If progress can be made then, EU ambassadors at a meeting two days later, on 6 December, will draft guidelines for the December 14-15 European Council. In between, there will be a European Parliament vote on 13 December, to decide whether there has been "sufficient progress" in the talks.

Needless to say, both sides are playing games on the financial settlement. Attempts are being made to obscure the size of any final payment – if it is accepted. Rather than a single sum, it appears that a complex payment method will be adopted, that allows for phased payments with no end date fixed and no overall figure published. Payments could continue "for decades".

Attempts will be made to massage the figure by offsetting the UK's European Investment Bank (EIB) capital, which will be returned to the Treasury, and by delaying payments until they are actually due, such as the RAL commitments and the pensions apportionment.

Whether this will overcome the opposition from the "ultras" remains to be seen, but there will be unhappiness at what will doubtless be called underhand dealing.
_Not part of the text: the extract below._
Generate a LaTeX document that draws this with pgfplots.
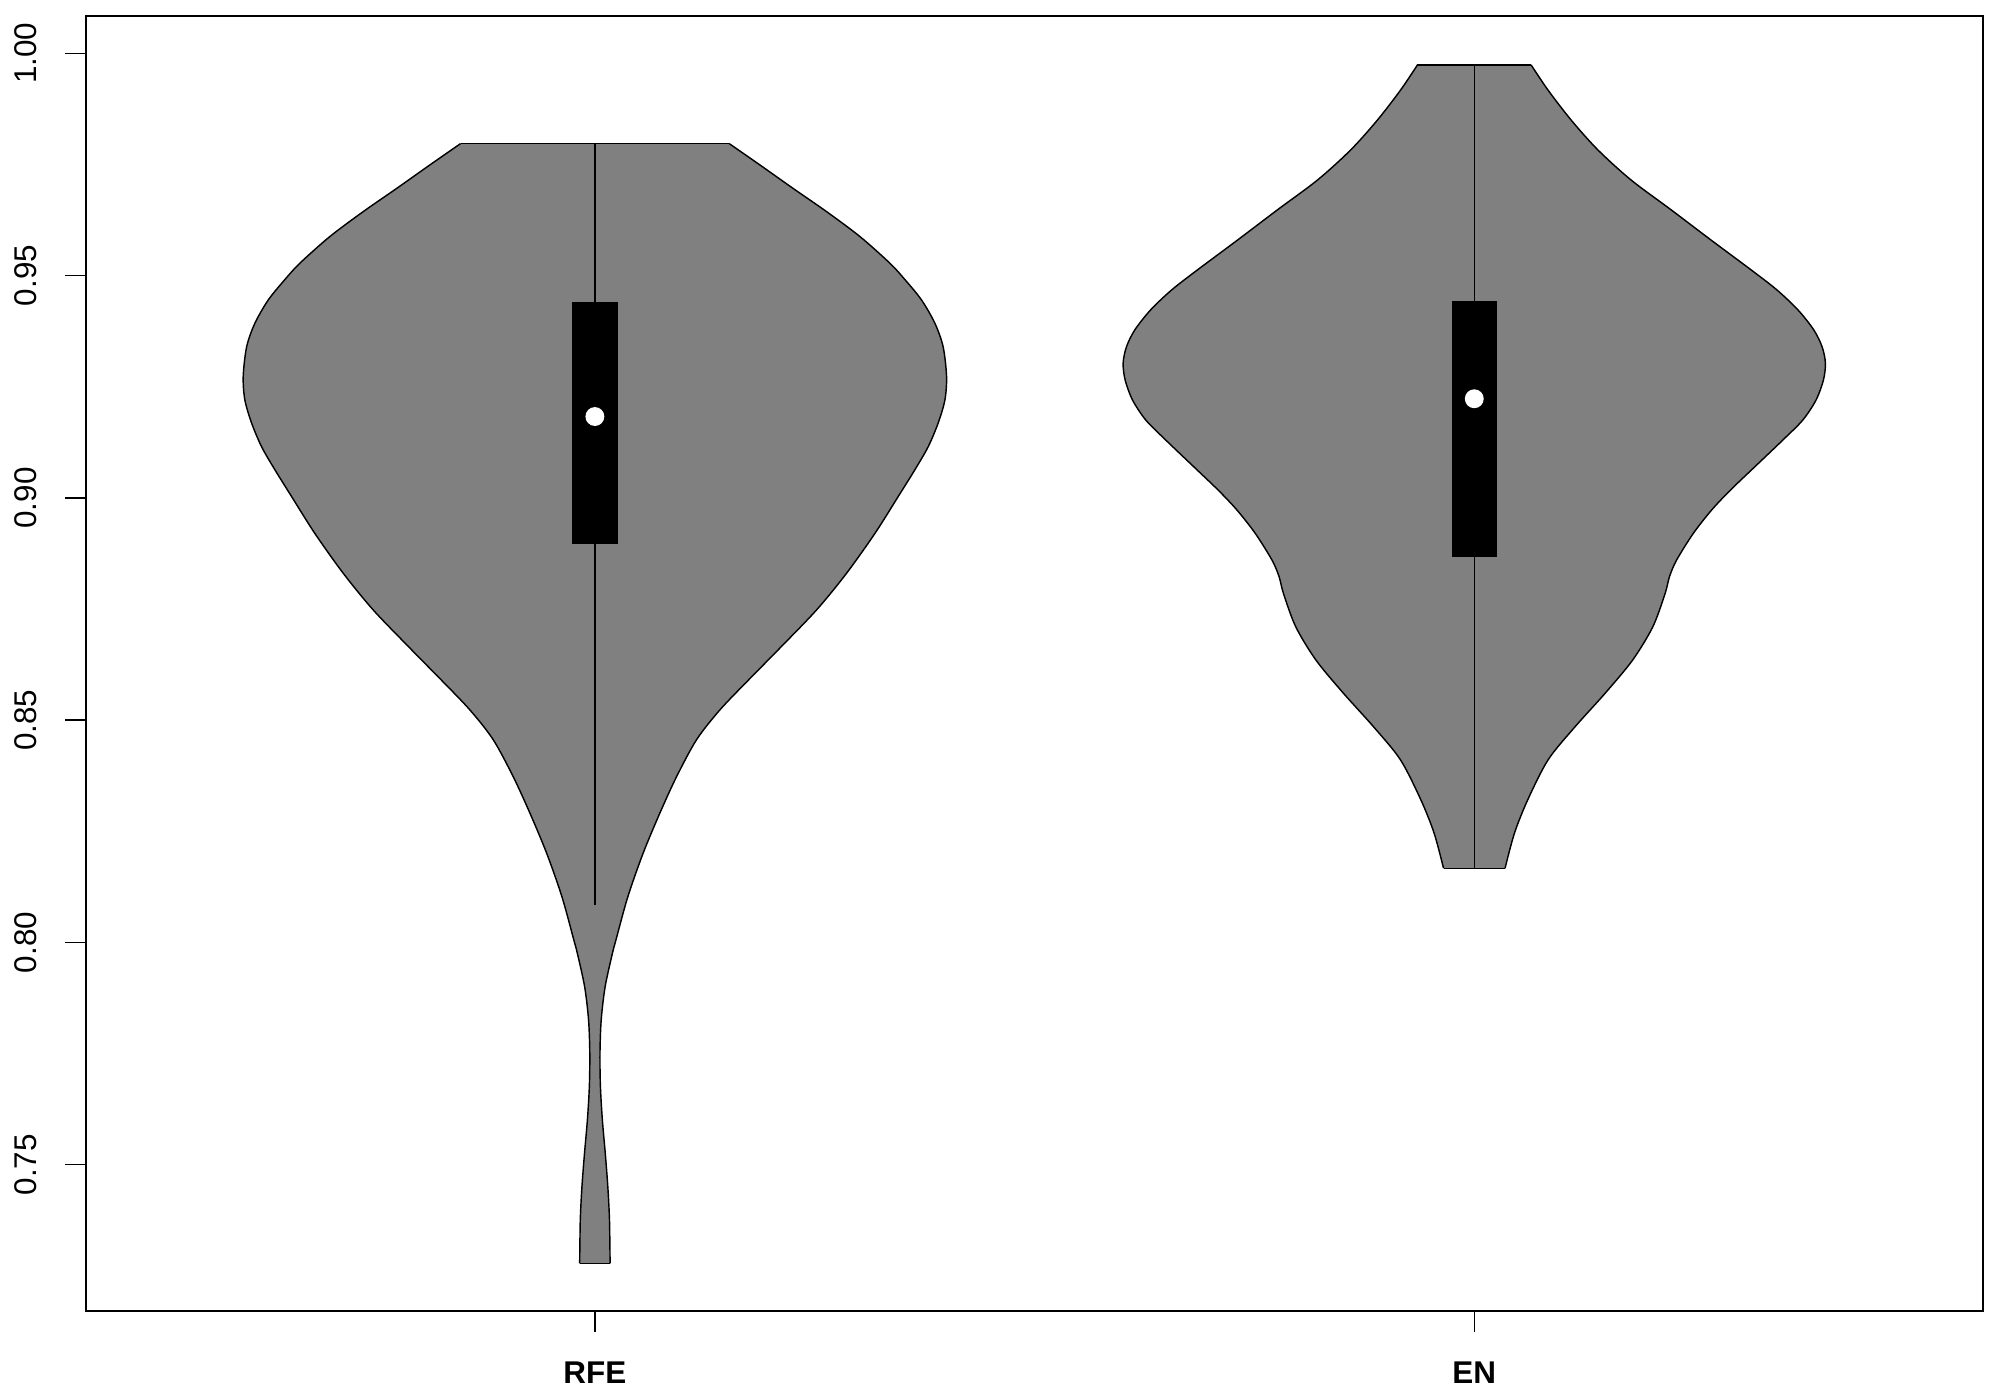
\documentclass[border=0pt]{standalone}
\usepackage{fontspec}
\setmainfont{Liberation Sans}
\usepackage{pgfplots}
\pgfplotsset{compat=1.18}
\usepackage{pgfplotstable}
\usepgfplotslibrary{fillbetween}
\definecolor{vgray}{RGB}{128,128,128}

\pgfplotstableread{
y w
0.9797 0.1527
0.9749 0.1876
0.9696 0.2255
0.9644 0.2634
0.9588 0.3013
0.9528 0.3354
0.9490 0.3530
0.9445 0.3715
0.9393 0.3866
0.9340 0.3960
0.9273 0.3999
0.9220 0.3980
0.9168 0.3903
0.9115 0.3790
0.9063 0.3638
0.9003 0.3449
0.8920 0.3184
0.8830 0.2860
0.8748 0.2521
0.8662 0.2103
0.8590 0.1745
0.8523 0.1421
0.8456 0.1156
0.8373 0.0929
0.8291 0.0739
0.8201 0.0549
0.8103 0.0375
0.8006 0.0240
0.7976 0.0200
0.7901 0.0117
0.7826 0.0072
0.7751 0.0058
0.7676 0.0063
0.7601 0.0085
0.7526 0.0118
0.7451 0.0147
0.7376 0.0166
0.7278 0.0173
}\rfe

\pgfplotstableread{
y w
0.9974 0.0646
0.9918 0.0836
0.9850 0.1101
0.9783 0.1404
0.9715 0.1783
0.9648 0.2238
0.9580 0.2692
0.9513 0.3147
0.9468 0.3440
0.9423 0.3680
0.9378 0.3860
0.9340 0.3955
0.9303 0.3993
0.9265 0.3970
0.9220 0.3886
0.9175 0.3735
0.9130 0.3508
0.9070 0.3190
0.9018 0.2915
0.8973 0.2700
0.8920 0.2490
0.8860 0.2300
0.8823 0.2220
0.8785 0.2170
0.8710 0.2030
0.8635 0.1800
0.8561 0.1490
0.8485 0.1145
0.8411 0.0840
0.8321 0.0608
0.8246 0.0457
0.8167 0.0350
}\en

\begin{document}
\begin{tikzpicture}
\begin{axis}[
  at={(0,0)}, anchor=south west,
  scale only axis, width=664.2pt, height=453.25pt,
  xmin=0.421, xmax=2.579, ymin=0.7171, ymax=1.0084,
  axis line style={line width=0.7pt},
  xtick={1,2}, xticklabels={\textbf{RFE},\textbf{EN}},
  ytick={0.75,0.80,0.85,0.90,0.95,1.00},
  yticklabels={0.75,0.80,0.85,0.90,0.95,1.00},
  tick align=outside, tick pos=left,
  major tick length=7.2pt,
  tick style={line width=0.5pt, black},
  ticklabel style={font=\fontsize{11}{13}\selectfont},
  yticklabel style={rotate=90, anchor=south},
  xticklabel style={anchor=north},
  xticklabel shift=7pt, yticklabel shift=6.3pt,
]
% RFE violin
\addplot[draw=none, smooth, name path=rfeL] table[x expr=1-\thisrow{w}, y=y]{\rfe};
\addplot[draw=none, smooth, name path=rfeR] table[x expr=1+\thisrow{w}, y=y]{\rfe};
\addplot[vgray] fill between[of=rfeL and rfeR, reverse=true];
\addplot[black, line width=0.5pt, smooth] table[x expr=1-\thisrow{w}, y=y]{\rfe};
\addplot[black, line width=0.5pt, smooth] table[x expr=1+\thisrow{w}, y=y]{\rfe};
\addplot[black, line width=0.5pt] coordinates {(0.8473,0.9797) (1.1527,0.9797)};
\addplot[black, line width=0.5pt] coordinates {(0.9827,0.7278) (1.0173,0.7278)};
% EN violin
\addplot[draw=none, smooth, name path=enL] table[x expr=2-\thisrow{w}, y=y]{\en};
\addplot[draw=none, smooth, name path=enR] table[x expr=2+\thisrow{w}, y=y]{\en};
\addplot[vgray] fill between[of=enL and enR, reverse=true];
\addplot[black, line width=0.5pt, smooth] table[x expr=2-\thisrow{w}, y=y]{\en};
\addplot[black, line width=0.5pt, smooth] table[x expr=2+\thisrow{w}, y=y]{\en};
\addplot[black, line width=0.5pt] coordinates {(1.9354,0.9974) (2.0646,0.9974)};
\addplot[black, line width=0.5pt] coordinates {(1.9650,0.8167) (2.0350,0.8167)};
% whiskers
\addplot[black, line width=0.5pt] coordinates {(1,0.8084) (1,0.9797)};
\addplot[black, line width=0.5pt] coordinates {(2,0.8167) (2,0.9974)};
% boxes
\addplot[fill=black, draw=none] coordinates {(0.9742,0.8896) (1.0258,0.8896) (1.0258,0.9440) (0.9742,0.9440)} -- cycle;
\addplot[fill=black, draw=none] coordinates {(1.9742,0.8866) (2.0258,0.8866) (2.0258,0.9443) (1.9742,0.9443)} -- cycle;
% medians
\addplot[only marks, mark=*, mark size=3.1pt, mark options={fill=white, draw=white}] coordinates {(1,0.9183) (2,0.9223)};
\end{axis}
\pgfresetboundingbox
\path[use as bounding box] (-30pt,-30.45pt) rectangle (670pt,458.85pt);
\end{tikzpicture}
\end{document}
This puts further political pressure on Mrs May but, as always, nothing emerges from the Westminster gossip machine that might suggest she might be deposed.
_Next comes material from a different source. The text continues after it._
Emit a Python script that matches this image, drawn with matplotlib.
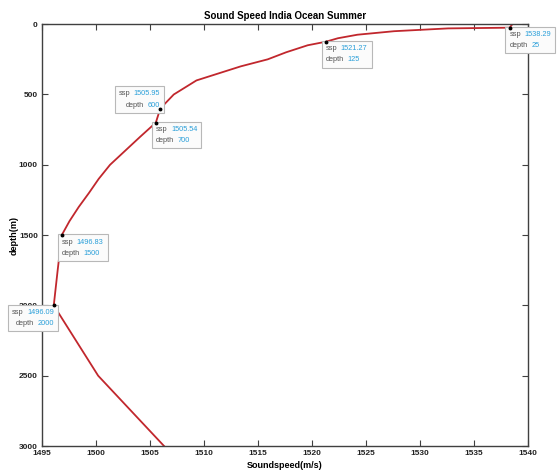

A harbinger comes with the Guardian though, which headlines: "for all Britain's bluster, the EU has it over a barrel". The perception is, most definitely, that the UK is caving in. "For all the huffing and puffing in London", the paper says, "the so-called 'negotiations' over Britain's departure from the European Union have so far proved a remarkably one-sided affair".

Even then, this may all be fluff, as there are no more indications of a solution to the Irish question than there were yesterday. The problems remain just as intractable as they ever were, with no obvious way forward. Talks, though, are said to be "near-continuous", with negotiations over the draft of commitments on the Irish border which will satisfy Dublin.
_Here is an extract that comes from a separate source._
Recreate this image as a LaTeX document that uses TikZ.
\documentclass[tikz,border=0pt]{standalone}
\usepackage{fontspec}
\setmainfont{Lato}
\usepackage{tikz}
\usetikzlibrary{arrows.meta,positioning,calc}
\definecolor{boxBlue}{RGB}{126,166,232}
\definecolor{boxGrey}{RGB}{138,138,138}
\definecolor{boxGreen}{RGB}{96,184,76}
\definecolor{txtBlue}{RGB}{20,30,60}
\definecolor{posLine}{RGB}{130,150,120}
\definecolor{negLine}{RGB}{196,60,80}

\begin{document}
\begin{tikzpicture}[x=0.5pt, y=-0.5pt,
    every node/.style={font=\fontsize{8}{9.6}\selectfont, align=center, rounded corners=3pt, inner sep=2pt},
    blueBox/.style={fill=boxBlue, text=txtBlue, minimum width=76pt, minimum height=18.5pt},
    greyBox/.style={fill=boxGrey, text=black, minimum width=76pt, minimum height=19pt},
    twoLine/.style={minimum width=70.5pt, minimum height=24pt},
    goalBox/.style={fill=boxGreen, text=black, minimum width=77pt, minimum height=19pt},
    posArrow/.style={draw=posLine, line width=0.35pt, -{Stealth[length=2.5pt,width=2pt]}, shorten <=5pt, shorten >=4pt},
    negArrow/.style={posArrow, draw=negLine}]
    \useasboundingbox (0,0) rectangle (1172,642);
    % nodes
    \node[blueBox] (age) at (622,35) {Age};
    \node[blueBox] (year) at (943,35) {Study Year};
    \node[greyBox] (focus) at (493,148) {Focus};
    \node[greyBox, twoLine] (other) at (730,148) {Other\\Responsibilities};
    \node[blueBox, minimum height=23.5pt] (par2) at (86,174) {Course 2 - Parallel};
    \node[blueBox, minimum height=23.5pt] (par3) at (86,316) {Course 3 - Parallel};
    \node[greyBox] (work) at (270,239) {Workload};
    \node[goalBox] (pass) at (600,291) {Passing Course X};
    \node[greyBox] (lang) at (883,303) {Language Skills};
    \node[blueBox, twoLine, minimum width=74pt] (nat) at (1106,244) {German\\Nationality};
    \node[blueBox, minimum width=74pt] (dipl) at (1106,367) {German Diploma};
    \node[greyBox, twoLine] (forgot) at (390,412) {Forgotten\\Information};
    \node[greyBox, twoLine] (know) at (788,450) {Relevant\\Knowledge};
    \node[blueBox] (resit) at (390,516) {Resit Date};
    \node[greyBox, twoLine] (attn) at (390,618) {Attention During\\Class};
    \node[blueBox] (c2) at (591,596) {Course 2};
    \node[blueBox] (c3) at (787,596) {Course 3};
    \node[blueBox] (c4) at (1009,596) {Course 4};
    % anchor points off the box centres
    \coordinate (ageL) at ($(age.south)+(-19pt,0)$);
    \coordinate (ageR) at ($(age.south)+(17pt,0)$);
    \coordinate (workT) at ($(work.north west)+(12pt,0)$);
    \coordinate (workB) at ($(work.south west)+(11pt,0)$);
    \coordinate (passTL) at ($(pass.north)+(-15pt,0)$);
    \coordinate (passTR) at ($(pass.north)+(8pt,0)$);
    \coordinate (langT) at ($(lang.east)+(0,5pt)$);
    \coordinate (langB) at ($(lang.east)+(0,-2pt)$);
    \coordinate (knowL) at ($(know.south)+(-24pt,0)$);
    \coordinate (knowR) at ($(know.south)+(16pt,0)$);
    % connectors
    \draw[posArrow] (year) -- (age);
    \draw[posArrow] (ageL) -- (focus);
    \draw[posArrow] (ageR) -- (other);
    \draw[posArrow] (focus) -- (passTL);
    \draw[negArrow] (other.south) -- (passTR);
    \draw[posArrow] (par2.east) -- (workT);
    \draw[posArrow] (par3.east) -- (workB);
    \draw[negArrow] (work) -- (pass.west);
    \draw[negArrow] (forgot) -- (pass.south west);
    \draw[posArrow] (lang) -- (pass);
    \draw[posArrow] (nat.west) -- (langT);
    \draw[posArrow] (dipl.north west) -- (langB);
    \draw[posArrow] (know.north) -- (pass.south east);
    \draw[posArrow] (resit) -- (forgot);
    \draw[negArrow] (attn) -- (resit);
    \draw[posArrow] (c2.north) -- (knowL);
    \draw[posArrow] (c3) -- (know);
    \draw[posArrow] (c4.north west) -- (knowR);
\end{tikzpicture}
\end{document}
Time and again, though, Barnier has made it clear that the three "phase one" issues are indivisible. There must be "sufficient progress" on all three before he can recommend to the European Council that they allow talks to move on to cover trade issues. Thus, any financial deal can only stand if the other issues are also agreed. And so far, as an EU official says, "we haven't seen anything on paper yet".

As far as the financial settlement goes - even if it is accepted - it has taken Mrs May eight months from the Article 50 notification, almost to the day, to bring to fruition the least complex of the three issues. This is one which could probably have been settled right at the start, with an up-front offer not so very different to that currently being proposed.

That says absolutely nothing for the competence of Mrs May and her negotiating team and augurs ill for the progress of the talks to come. Having made such a meal of the "phase one" issues, the hardest part is the next phase, as the parties start to engage on trade issues and, in particular, the shape of any "transition" agreement.

With less than a week to go before what Mr Barnier describes as "the moment of truth", there can be no great confidence that we are seeing any great breakthrough. However, with such talks, what the public sees in only a fraction of what is actually going on.

One can only hope that still waters run deep and there is more substance to these latest developments than we have so far learned.